Livre da prisão injusta, Lula retomou sua rotina de final de ano e voltou ao Natal dos Catadores em 2019. A felicidade do reencontro com seus amigos catadores, no entanto, ficou marcada também pela tristeza de encontrar as ruas de São Paulo ainda mais cheias de pessoas morando nas ruas. O ex-presidente apontou os culpados: o governo Bolsonaro. “Se a pessoa não governa com o coração, ela não vai entender as necessidades do povo. Essas pessoas não sabem o que é passar fome, não ter onde morar.”
Em 2020, a pandemia aprofundou a tragédia. Em maio, Lula participou de uma live com representantes dos catadores e da população de rua, para discutir projetos de solidariedade urgente e políticas para a retomada. No final do ano, o Natal foi comemorado em versão virtual.

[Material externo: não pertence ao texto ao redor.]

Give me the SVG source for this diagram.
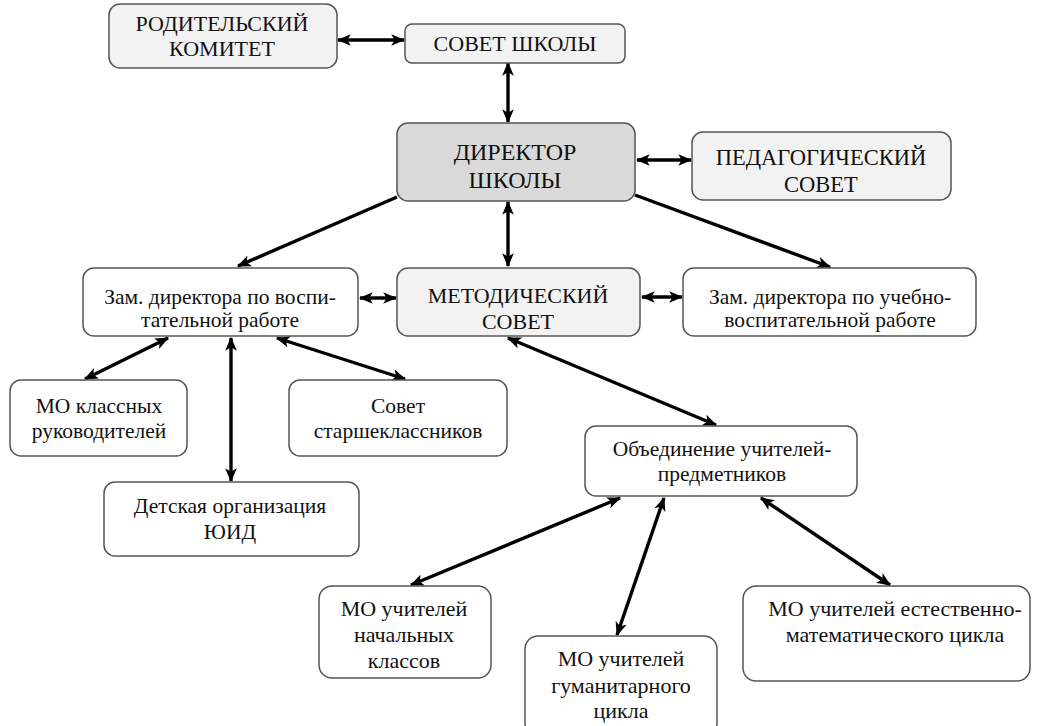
<svg xmlns="http://www.w3.org/2000/svg" width="1040" height="726" viewBox="0 0 1040 726">
<defs>
<marker id="ah" viewBox="0 0 12 10" refX="11" refY="5" markerWidth="14" markerHeight="12" markerUnits="userSpaceOnUse" orient="auto-start-reverse">
<path d="M0,0 L12,5 L0,10 L3,5 z" fill="#000"/>
</marker>
</defs>
<style>
.box{stroke:#555;stroke-width:1.5;fill:#fff}
.lt{fill:#f2f2f2}
.dk{fill:#d9d9d9}
.ln{stroke:#000;stroke-width:3.4;fill:none;marker-end:url(#ah)}
.bi{marker-start:url(#ah)}
</style>
<rect width="1040" height="726" fill="#fff"/>
<g id="connectors">
<line class="ln bi" x1="338" y1="40" x2="404" y2="40"/>
<line class="ln bi" x1="508" y1="63" x2="508" y2="122"/>
<line class="ln bi" x1="637" y1="160" x2="691" y2="160"/>
<line class="ln" x1="397" y1="197" x2="238" y2="266"/>
<line class="ln bi" x1="508" y1="202" x2="508" y2="266"/>
<line class="ln" x1="635" y1="195" x2="830" y2="267"/>
<line class="ln bi" x1="360" y1="298" x2="396" y2="298"/>
<line class="ln bi" x1="642" y1="297" x2="682" y2="297"/>
<line class="ln bi" x1="168" y1="338" x2="85" y2="379"/>
<line class="ln bi" x1="231" y1="338" x2="231" y2="481"/>
<line class="ln bi" x1="277" y1="338" x2="405" y2="379"/>
<line class="ln bi" x1="508" y1="338" x2="716" y2="425"/>
<line class="ln bi" x1="620" y1="498" x2="411" y2="585"/>
<line class="ln bi" x1="664" y1="498" x2="617" y2="635"/>
<line class="ln bi" x1="761" y1="498" x2="890" y2="585"/>
</g>
<g id="n-roditel">
<rect class="box lt" x="109" y="4" width="228" height="64" rx="11"/>
<text font-family="Liberation Serif" font-size="22" fill="#111" text-anchor="middle" x="222" y="31">РОДИТЕЛЬСКИЙ</text>
<text font-family="Liberation Serif" font-size="22" fill="#111" text-anchor="middle" x="222" y="56">КОМИТЕТ</text>
</g>
<g id="n-sovet-shkoly">
<rect class="box lt" x="405" y="24" width="220" height="39" rx="7"/>
<text font-family="Liberation Serif" font-size="22" fill="#111" text-anchor="middle" x="515" y="51">СОВЕТ ШКОЛЫ</text>
</g>
<g id="n-director">
<rect class="box dk" x="397" y="123" width="238" height="78" rx="11"/>
<text font-family="Liberation Serif" font-size="24" fill="#111" text-anchor="middle" x="515" y="160">ДИРЕКТОР</text>
<text font-family="Liberation Serif" font-size="24" fill="#111" text-anchor="middle" x="515" y="188">ШКОЛЫ</text>
</g>
<g id="n-ped">
<rect class="box lt" x="692" y="132" width="259" height="68" rx="11"/>
<text font-family="Liberation Serif" font-size="22.5" fill="#111" text-anchor="middle" x="821" y="165">ПЕДАГОГИЧЕСКИЙ</text>
<text font-family="Liberation Serif" font-size="22.5" fill="#111" text-anchor="middle" x="821" y="192">СОВЕТ</text>
</g>
<g id="n-zam-vosp">
<rect class="box" x="83" y="268" width="275" height="68" rx="11"/>
<text font-family="Liberation Serif" font-size="21.5" fill="#111" text-anchor="middle" x="220" y="304">Зам. директора по воспи-</text>
<text font-family="Liberation Serif" font-size="21.5" fill="#111" text-anchor="middle" x="220" y="327">тательной работе</text>
</g>
<g id="n-metod">
<rect class="box lt" x="397" y="268" width="243" height="68" rx="11"/>
<text font-family="Liberation Serif" font-size="22" fill="#111" text-anchor="middle" x="518" y="303">МЕТОДИЧЕСКИЙ</text>
<text font-family="Liberation Serif" font-size="22" fill="#111" text-anchor="middle" x="518" y="329">СОВЕТ</text>
</g>
<g id="n-zam-ucheb">
<rect class="box" x="683" y="268" width="293" height="68" rx="11"/>
<text font-family="Liberation Serif" font-size="21.5" fill="#111" text-anchor="middle" x="830" y="304">Зам. директора по учебно-</text>
<text font-family="Liberation Serif" font-size="21.5" fill="#111" text-anchor="middle" x="830" y="327">воспитательной работе</text>
</g>
<g id="n-mo-klass">
<rect class="box" x="10" y="380" width="177" height="76" rx="11"/>
<text font-family="Liberation Serif" font-size="21.5" fill="#111" text-anchor="middle" x="99" y="413">МО классных</text>
<text font-family="Liberation Serif" font-size="21.5" fill="#111" text-anchor="middle" x="99" y="438">руководителей</text>
</g>
<g id="n-sovet-starsh">
<rect class="box" x="289" y="380" width="218" height="76" rx="11"/>
<text font-family="Liberation Serif" font-size="21.5" fill="#111" text-anchor="middle" x="398" y="413">Совет</text>
<text font-family="Liberation Serif" font-size="21.5" fill="#111" text-anchor="middle" x="398" y="438">старшеклассников</text>
</g>
<g id="n-uid">
<rect class="box" x="104" y="482" width="255" height="74" rx="11"/>
<text font-family="Liberation Serif" font-size="21.5" fill="#111" text-anchor="middle" x="230" y="513">Детская организация</text>
<text font-family="Liberation Serif" font-size="21.5" fill="#111" text-anchor="middle" x="230" y="539">ЮИД</text>
</g>
<g id="n-obed">
<rect class="box" x="585" y="426" width="272" height="70" rx="11"/>
<text font-family="Liberation Serif" font-size="21.5" fill="#111" text-anchor="middle" x="722" y="456">Объединение учителей-</text>
<text font-family="Liberation Serif" font-size="21.5" fill="#111" text-anchor="middle" x="722" y="481">предметников</text>
</g>
<g id="n-mo-nach">
<rect class="box" x="319" y="586" width="172" height="92" rx="13"/>
<text font-family="Liberation Serif" font-size="22" fill="#111" text-anchor="middle" x="404" y="616">МО учителей</text>
<text font-family="Liberation Serif" font-size="22" fill="#111" text-anchor="middle" x="404" y="642">начальных</text>
<text font-family="Liberation Serif" font-size="22" fill="#111" text-anchor="middle" x="404" y="668">классов</text>
</g>
<g id="n-mo-gum">
<rect class="box" x="525" y="636" width="192" height="100" rx="13"/>
<text font-family="Liberation Serif" font-size="22" fill="#111" text-anchor="middle" x="621" y="666">МО учителей</text>
<text font-family="Liberation Serif" font-size="22" fill="#111" text-anchor="middle" x="621" y="693">гуманитарного</text>
<text font-family="Liberation Serif" font-size="22" fill="#111" text-anchor="middle" x="621" y="718">цикла</text>
</g>
<g id="n-mo-est">
<rect class="box" x="743" y="586" width="287" height="95" rx="13"/>
<text font-family="Liberation Serif" font-size="22" fill="#111" text-anchor="middle" x="895" y="616">МО учителей естественно-</text>
<text font-family="Liberation Serif" font-size="22" fill="#111" text-anchor="middle" x="895" y="642">математического цикла</text>
</g>
</svg>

Lula enviou uma carta, lida aos participantes.
Nela, o ex-presidente reforça o sentimento de união fraterna entre ele e os catadores, dizendo na carta: “temos uns aos outros e que dias melhores virão para nós e para o Brasil”.
Lula expressou o desejo de que “no Natal do ano que vem, se Deus quiser, já teremos superado esse vírus”. Ainda não foi superado, graças ao negacionismo bolsonarista, mas a ciência, com as vacinas, trouxe o alento do reencontro.
O restante do recado do ano passado segue valendo: “O outro vírus, o da estupidez que governa nosso país, talvez ainda teremos que aguentar por mais um Natal. Mas tenham certeza que esse mal também irá passar e voltaremos a ter a solidariedade, não o egoísmo, a felicidade, não a tristeza, a inteligência, não a grosseria, a esperança, não o medo, guiando os destinos do nosso país.”